*What the exercise asks*. Retype all material exactly. Pictures stay out of the copy.

*Dataset section*.
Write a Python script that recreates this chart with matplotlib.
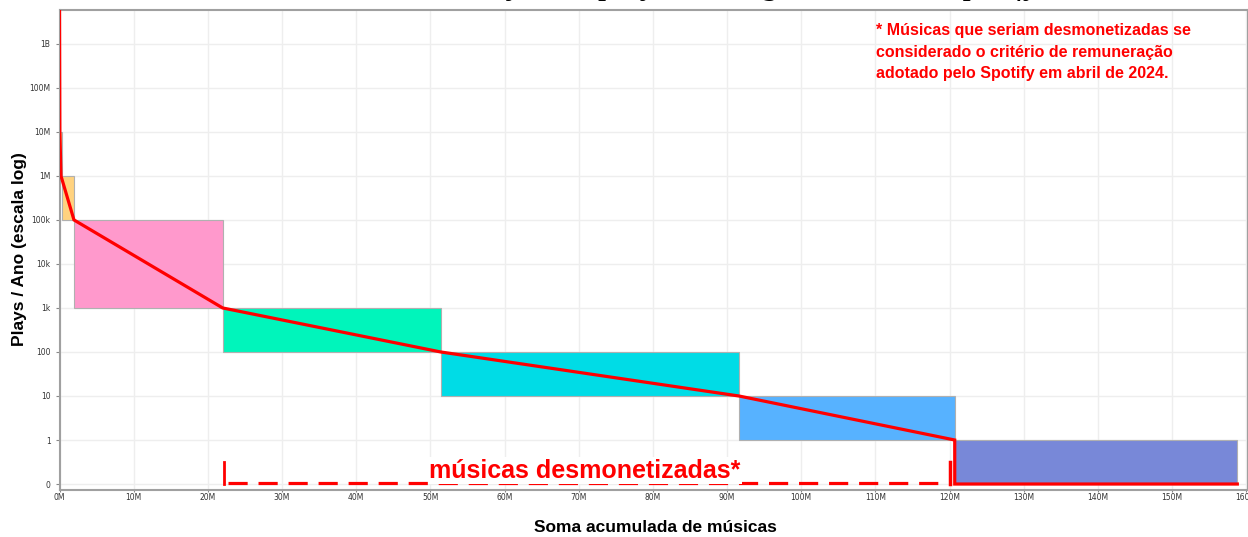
#----------------------------------------------------
# Imports
#----------------------------------------------------
import numpy as np
import matplotlib
matplotlib.use("Agg")
import matplotlib.pyplot as plt
from matplotlib.ticker import FixedLocator, FixedFormatter

#----------------------------------------------------
# Data (x in millions of songs)
#----------------------------------------------------
band_low = [1e6, 1e5, 1e3, 100, 10, 1, 0]
band_high = [1e7, 1e6, 1e5, 1e3, 100, 10, 1]
band_start = [0, 0.38, 1.95, 22.0, 51.4, 91.6, 120.7]
band_end = [0.38, 1.95, 22.0, 51.4, 91.6, 120.7, 158.8]
band_colors = ["#ffd27f", "#ffd27f", "#ff99cc", "#00f5bb",
               "#00dce6", "#57b2ff", "#7888d8"]

curve_x = [0, 0.05, 0.2, 1.95, 22.0, 51.4, 91.6, 120.7, 120.7, 158.8]
curve_y = [1e10, 1e7, 1e6, 1e5, 1e3, 100, 10, 1, 0, 0]

ytick_vals = [0, 1, 10, 100, 1e3, 1e4, 1e5, 1e6, 1e7, 1e8, 1e9]
ytick_labels = ["0", "1", "10", "100", "1k", "10k", "100k", "1M", "10M", "100M", "1B"]
xtick_vals = list(range(0, 170, 10))
xtick_labels = [f"{v}M" for v in xtick_vals]

demon_start = 22.2
demon_end = 120.05

#----------------------------------------------------
# Figure
#----------------------------------------------------
W, H = 1248, 537
fig = plt.figure(figsize=(W / 100, H / 100), dpi=100)
ax = fig.add_axes([59.5 / W, 47 / H, 1 - 59.5 / W, 480 / H])

ax.set_yscale("symlog", linthresh=1, linscale=0.9)
ax.set_xlim(0, (W - 59.5) / 7.417)
ax.set_ylim(-0.136, 10 ** 9.77)

ax.grid(True, color="#eeeeee", linewidth=1)
ax.set_axisbelow(True)

# bands
for lo, hi, x0, x1, c in zip(band_low, band_high, band_start, band_end, band_colors):
    ax.bar(x0, hi - lo, width=x1 - x0, bottom=lo, align="edge",
           color=c, edgecolor="#b0b0b0", linewidth=0.8, zorder=2)

# curve
ax.plot(curve_x, curve_y, color="#ff0000", linewidth=2.3, zorder=3,
        solid_joinstyle="miter")

# demonetized bracket
ax.plot([demon_start + 0.5, demon_end - 0.3], [0.02, 0.02], color="#ff0000",
        linewidth=2.3, linestyle=(0, (6, 3.4)), zorder=3)
ax.plot([demon_start, demon_start], [0, 0.5], color="#ff0000", linewidth=2, zorder=3)
ax.plot([demon_end, demon_end], [0, 0.5], color="#ff0000", linewidth=2.5, zorder=3)
ax.text((demon_start + demon_end) / 2 - 0.3, 0.3, "músicas desmonetizadas*",
        color="#ff0000", fontsize=18, fontweight="bold", family="Liberation Sans",
        ha="center", va="center", zorder=4,
        bbox=dict(facecolor="white", edgecolor="none", pad=1))

# ticks
ax.yaxis.set_major_locator(FixedLocator(ytick_vals))
ax.yaxis.set_major_formatter(FixedFormatter(ytick_labels))
ax.yaxis.set_minor_locator(FixedLocator([]))
ax.xaxis.set_major_locator(FixedLocator(xtick_vals))
ax.xaxis.set_major_formatter(FixedFormatter(xtick_labels))
ax.tick_params(axis="both", labelsize=5.5, labelcolor="#333333",
               color="#888888", length=3, width=0.8)
ax.tick_params(axis="x", length=1.5, pad=1)

for s in ax.spines.values():
    s.set_color("#a0a0a0")
    s.set_linewidth(1.5)

# labels
fig.text(655 / W, 1 - 527 / H, "Soma acumulada de músicas", ha="center", va="center",
         fontsize=12.5, fontweight="bold", family="Liberation Sans")
fig.text(20 / W, 1 - 249 / H, "Plays / Ano (escala log)", ha="center", va="center",
         rotation=90, fontsize=12.5, fontweight="bold", family="Liberation Sans")

fig.text(876 / W, 1 - 23 / H,
         "* Músicas que seriam desmonetizadas se\n"
         "considerado o critério de remuneração\n"
         "adotado pelo Spotify em abril de 2024.",
         ha="left", va="top", color="#ff0000", fontsize=11.5, fontweight="bold",
         family="Liberation Sans", linespacing=1.55)

# title (cropped at the top of the image, only descenders show)
fig.text(0.5 + 88 / W, 1 + 6 / H, "Distribuição de plays ao longo do ano no Spotify",
         ha="center", va="baseline", fontsize=24, style="italic",
         family="Liberation Serif")

fig.savefig("out.png", dpi=100)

*Exercise output*.
Write a Python script that recreates this chart with matplotlib.
#----------------------------------------------------
# Imports
#----------------------------------------------------
import numpy as np
import matplotlib
matplotlib.use("Agg")
import matplotlib.pyplot as plt
from matplotlib.ticker import FixedLocator, FixedFormatter

#----------------------------------------------------
# Data (x in millions of songs)
#----------------------------------------------------
band_low = [1e6, 1e5, 1e3, 100, 10, 1, 0]
band_high = [1e7, 1e6, 1e5, 1e3, 100, 10, 1]
band_start = [0, 0.38, 1.95, 22.0, 51.4, 91.6, 120.7]
band_end = [0.38, 1.95, 22.0, 51.4, 91.6, 120.7, 158.8]
band_colors = ["#ffd27f", "#ffd27f", "#ff99cc", "#00f5bb",
               "#00dce6", "#57b2ff", "#7888d8"]

curve_x = [0, 0.05, 0.2, 1.95, 22.0, 51.4, 91.6, 120.7, 120.7, 158.8]
curve_y = [1e10, 1e7, 1e6, 1e5, 1e3, 100, 10, 1, 0, 0]

ytick_vals = [0, 1, 10, 100, 1e3, 1e4, 1e5, 1e6, 1e7, 1e8, 1e9]
ytick_labels = ["0", "1", "10", "100", "1k", "10k", "100k", "1M", "10M", "100M", "1B"]
xtick_vals = list(range(0, 170, 10))
xtick_labels = [f"{v}M" for v in xtick_vals]

demon_start = 22.2
demon_end = 120.05

#----------------------------------------------------
# Figure
#----------------------------------------------------
W, H = 1248, 537
fig = plt.figure(figsize=(W / 100, H / 100), dpi=100)
ax = fig.add_axes([59.5 / W, 47 / H, 1 - 59.5 / W, 480 / H])

ax.set_yscale("symlog", linthresh=1, linscale=0.9)
ax.set_xlim(0, (W - 59.5) / 7.417)
ax.set_ylim(-0.136, 10 ** 9.77)

ax.grid(True, color="#eeeeee", linewidth=1)
ax.set_axisbelow(True)

# bands
for lo, hi, x0, x1, c in zip(band_low, band_high, band_start, band_end, band_colors):
    ax.bar(x0, hi - lo, width=x1 - x0, bottom=lo, align="edge",
           color=c, edgecolor="#b0b0b0", linewidth=0.8, zorder=2)

# curve
ax.plot(curve_x, curve_y, color="#ff0000", linewidth=2.3, zorder=3,
        solid_joinstyle="miter")

# demonetized bracket
ax.plot([demon_start + 0.5, demon_end - 0.3], [0.02, 0.02], color="#ff0000",
        linewidth=2.3, linestyle=(0, (6, 3.4)), zorder=3)
ax.plot([demon_start, demon_start], [0, 0.5], color="#ff0000", linewidth=2, zorder=3)
ax.plot([demon_end, demon_end], [0, 0.5], color="#ff0000", linewidth=2.5, zorder=3)
ax.text((demon_start + demon_end) / 2 - 0.3, 0.3, "músicas desmonetizadas*",
        color="#ff0000", fontsize=18, fontweight="bold", family="Liberation Sans",
        ha="center", va="center", zorder=4,
        bbox=dict(facecolor="white", edgecolor="none", pad=1))

# ticks
ax.yaxis.set_major_locator(FixedLocator(ytick_vals))
ax.yaxis.set_major_formatter(FixedFormatter(ytick_labels))
ax.yaxis.set_minor_locator(FixedLocator([]))
ax.xaxis.set_major_locator(FixedLocator(xtick_vals))
ax.xaxis.set_major_formatter(FixedFormatter(xtick_labels))
ax.tick_params(axis="both", labelsize=5.5, labelcolor="#333333",
               color="#888888", length=3, width=0.8)
ax.tick_params(axis="x", length=1.5, pad=1)

for s in ax.spines.values():
    s.set_color("#a0a0a0")
    s.set_linewidth(1.5)

# labels
fig.text(655 / W, 1 - 527 / H, "Soma acumulada de músicas", ha="center", va="center",
         fontsize=12.5, fontweight="bold", family="Liberation Sans")
fig.text(20 / W, 1 - 249 / H, "Plays / Ano (escala log)", ha="center", va="center",
         rotation=90, fontsize=12.5, fontweight="bold", family="Liberation Sans")

fig.text(876 / W, 1 - 23 / H,
         "* Músicas que seriam desmonetizadas se\n"
         "considerado o critério de remuneração\n"
         "adotado pelo Spotify em abril de 2024.",
         ha="left", va="top", color="#ff0000", fontsize=11.5, fontweight="bold",
         family="Liberation Sans", linespacing=1.55)

# title (cropped at the top of the image, only descenders show)
fig.text(0.5 + 88 / W, 1 + 6 / H, "Distribuição de plays ao longo do ano no Spotify",
         ha="center", va="baseline", fontsize=24, style="italic",
         family="Liberation Serif")

fig.savefig("out.png", dpi=100)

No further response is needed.